Thanks so much for all of the brilliant name suggestions for my book! I really loved reading through them and will let ye know as soon as we’ve decided on the best title. Thanks a million!x
Now back to the business at hand: The Loaves & Fishes menu for next weekend. The loose theme will be Mexican so feel free to dust off your ponchos! I’ve resisted the temptation to make a huge pinata but there’s a few days to go yet so you never know! Nothing on the menu will be crazy hot and loaded with chilli. It’ll all be lovely and full of fresh lime,coriander and my favourite secret ingredient in the kitchen: Cacao!
Black bean Sopa Azteca
Guacamole, Salsa, Torilla chips and other lovely bits & pieces
Chilli con cacao, Green Rice and homemade cornbread
Homemade Chilli chocolate truffles
Tea & Coffee
The citrus tart is my recipe from ‘The Book’. I was planning on making Thomasina Miers Vanilla Cheesecake with pineapple caramel, I made it and it was gorgeous but very messy for a large group! The green rice, soup and truffles are all from her brilliant book Mexican Food Made Simple
.The cornbread is addictive! It’s a mish mash of an Ottolenghi (suprisesuprise) recipe and a Hugh Fearnley Whittingstall recipe. It’d be gorgeous with spaghetti bolognaise too!

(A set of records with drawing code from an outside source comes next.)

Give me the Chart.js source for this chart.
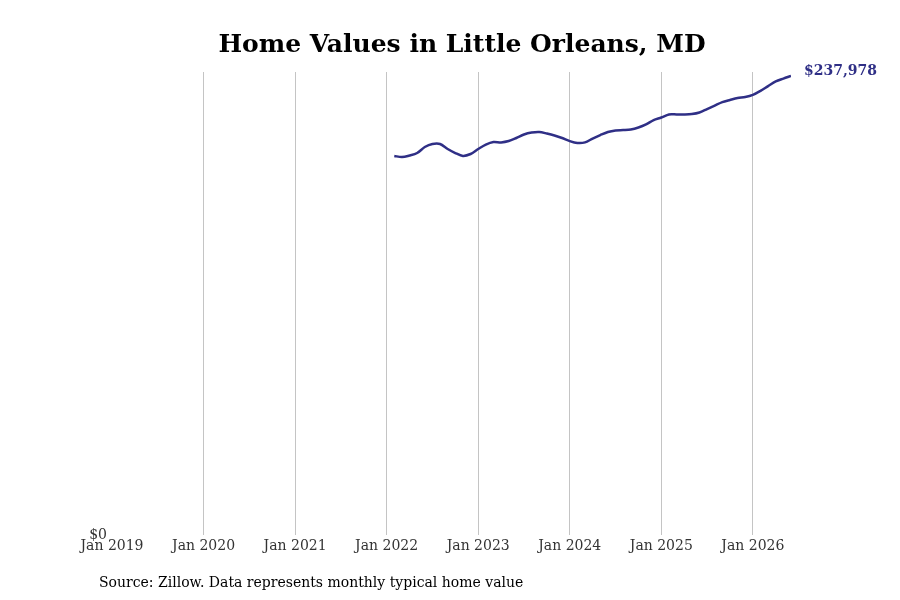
<!DOCTYPE html>
<html>
<head>
<meta charset="utf-8">
<title>Home Values in Little Orleans, MD</title>
<script src="https://cdn.jsdelivr.net/npm/chart.js@4/dist/chart.umd.min.js"></script>
<style>
    html, body { margin: 0; padding: 0; background: #fff; }
    canvas { display: block; }
</style>
</head>
<body>
<canvas id="homeValuesChart" width="900" height="600"></canvas>
<script>
// Monthly typical home value (Zillow), Feb 2022 - Jun 2026
const months = [
    '2022-02', '2022-03', '2022-04', '2022-05', '2022-06', '2022-07', '2022-08', '2022-09', '2022-10', '2022-11', '2022-12',
    '2023-01', '2023-02', '2023-03', '2023-04', '2023-05', '2023-06', '2023-07', '2023-08', '2023-09', '2023-10', '2023-11', '2023-12',
    '2024-01', '2024-02', '2024-03', '2024-04', '2024-05', '2024-06', '2024-07', '2024-08', '2024-09', '2024-10', '2024-11', '2024-12',
    '2025-01', '2025-02', '2025-03', '2025-04', '2025-05', '2025-06', '2025-07', '2025-08', '2025-09', '2025-10', '2025-11', '2025-12',
    '2026-01', '2026-02', '2026-03', '2026-04', '2026-05', '2026-06'
];
const homeValues = [
    196500, 195900, 196700, 198000, 201100, 202700, 202700, 200100, 198000, 196500, 197500,
    200100, 202400, 203700, 203500, 204200, 205800, 207600, 208600, 208900, 208100, 207100, 205800,
    204200, 203200, 203500, 205500, 207300, 208900, 209700, 209900, 210200, 211200, 212800, 215100,
    216400, 218000, 218000, 218000, 218200, 219000, 220800, 222600, 224400, 225500, 226500, 227000,
    228100, 230200, 232700, 235100, 236600, 237978
];
const tickYears = [2019, 2020, 2021, 2022, 2023, 2024, 2025, 2026];
const yTicks = [0];

const startYear = 2019;
const lineColor = '#2f2f86';
const serif = "'DejaVu Serif', 'Liberation Serif', serif";

// month string -> months since Jan 2019
function monthIndex(m) {
    const [y, mo] = m.split('-').map(Number);
    return (y - startYear) * 12 + (mo - 1);
}

const points = months.map((m, i) => ({ x: monthIndex(m), y: homeValues[i] }));

document.addEventListener('DOMContentLoaded', function() {
    const ctx = document.getElementById('homeValuesChart');

    // Title, source note and last value label
    const textPlugin = {
        id: 'textPlugin',
        afterDraw: function(chart) {
            const c = chart.ctx;
            c.save();
            c.fillStyle = '#000';
            c.font = 'bold 25px ' + serif;
            c.textAlign = 'center';
            c.textBaseline = 'middle';
            c.fillText('Home Values in Little Orleans, MD', 462, 45);

            c.font = '14px ' + serif;
            c.textAlign = 'left';
            c.fillText('Source: Zillow. Data represents monthly typical home value', 99, 583);

            const meta = chart.getDatasetMeta(0);
            const last = meta.data[meta.data.length - 1];
            const lastValue = homeValues[homeValues.length - 1];
            c.fillStyle = lineColor;
            c.font = 'bold 14px ' + serif;
            c.fillText('$' + lastValue.toLocaleString('en-US'), last.x + 13, last.y - 5);
            c.restore();
        }
    };

    new Chart(ctx, {
        type: 'line',
        data: {
            datasets: [{
                data: points,
                borderColor: lineColor,
                borderWidth: 2.5,
                pointRadius: 0,
                tension: 0.3,
                fill: false
            }]
        },
        options: {
            responsive: false,
            animation: false,
            layout: {
                padding: { top: 72, right: 109, bottom: 35, left: 0 }
            },
            plugins: {
                legend: { display: false },
                tooltip: { enabled: false },
                title: { display: false }
            },
            scales: {
                x: {
                    type: 'linear',
                    min: 0,
                    max: monthIndex(months[months.length - 1]),
                    afterBuildTicks: function(scale) {
                        scale.ticks = tickYears.map(y => ({ value: (y - startYear) * 12 }));
                    },
                    afterFit: function(scale) {
                        scale.height = 30;
                    },
                    grid: {
                        color: function(context) {
                            return context.tick && context.tick.value === 0 ? 'rgba(0,0,0,0)' : '#c4c4c4';
                        },
                        lineWidth: 1,
                        drawTicks: false
                    },
                    border: { display: false },
                    ticks: {
                        autoSkip: false,
                        maxRotation: 0,
                        padding: 3,
                        color: '#333',
                        font: { family: serif, size: 14 },
                        callback: function(value) {
                            return 'Jan ' + (startYear + value / 12);
                        }
                    }
                },
                y: {
                    min: 0,
                    max: 240000,
                    afterBuildTicks: function(scale) {
                        scale.ticks = yTicks.map(v => ({ value: v }));
                    },
                    afterFit: function(scale) {
                        scale.width = 112;
                    },
                    grid: { display: false, drawTicks: false },
                    border: { display: false },
                    ticks: {
                        padding: 5,
                        color: '#333',
                        font: { family: serif, size: 14 },
                        callback: function(value) {
                            return '$' + value.toLocaleString('en-US');
                        }
                    }
                }
            }
        },
        plugins: [textPlugin]
    });
});
</script>
</body>
</html>
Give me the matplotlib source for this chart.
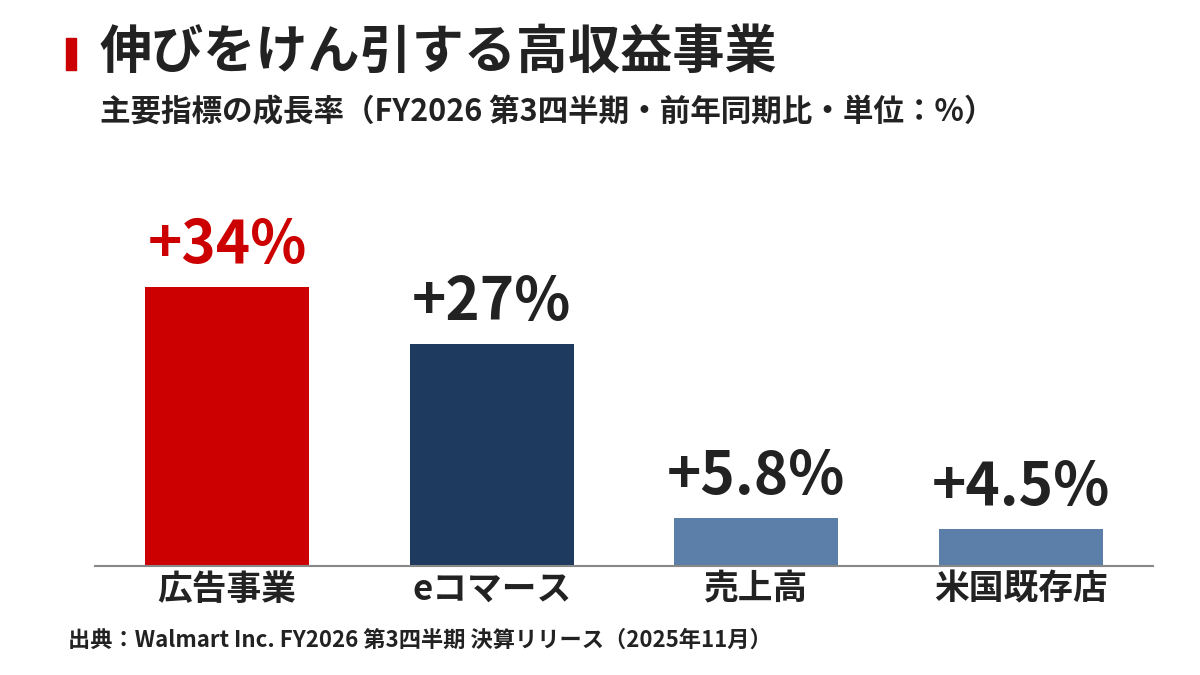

I love wine but always drink beer with Mexican Food, I just associate it with Corona or Sol with lime and kicking back and relaxing. But if you don’t want to stick with wine then I found this great Article called ‘Beyond Beer: Wine with Mexican Food.’
Here are the main tips on pairing wines with Mexican food:
1. The most successful wines are fresh, sleek, and crisp with acidity. Good white choices include Sauvignon Blanc, Pinot Grigio (also known as Pinot Gris), dry Riesling, and Albarino, a crisp, citrusy knockout from northwestern Spain that’s phenomenal with green tomatillo-chili sauces. Acidity however, isn’t the exclusive domain of white wines. High-acid reds include Spanish Riojas (based on the Tempranillo grape), Italian Chiantis (based on Sangiovese), and Pinot Noir.
2. A second group includes wines with a plush, thick, jammy mouth-feel. Soft, juicy Zinfandels with massive fruit flavors can be sensational with earthy red chile adobo sauces, and supersupple Shirazes and Shiraz blends from Australia, with deep berry flavors, can cushion robust seasonings. If you’re not a lover of such powerhouses, try a simple, overtly fruity beaujolais (made from the red grape Gamay); since it’s often served chilled, it’s refreshing with highly seasoned dishes.
3. Avoid Chardonnay. Its typical oaky, toasty character fights with bold, complex Mexican flavors, and the wine ends up tasting coarse and bitter. Cabernet Sauvignon and Merlot don’t fare much better. Both have a lot of tannin, and when tannin hits the flavor of chilies, it sets your mouth on fire and you miss all the complexities of the food.
Anyway that’s it, We’re all really looking forward to it and I’ll post photos and recipes here after the event!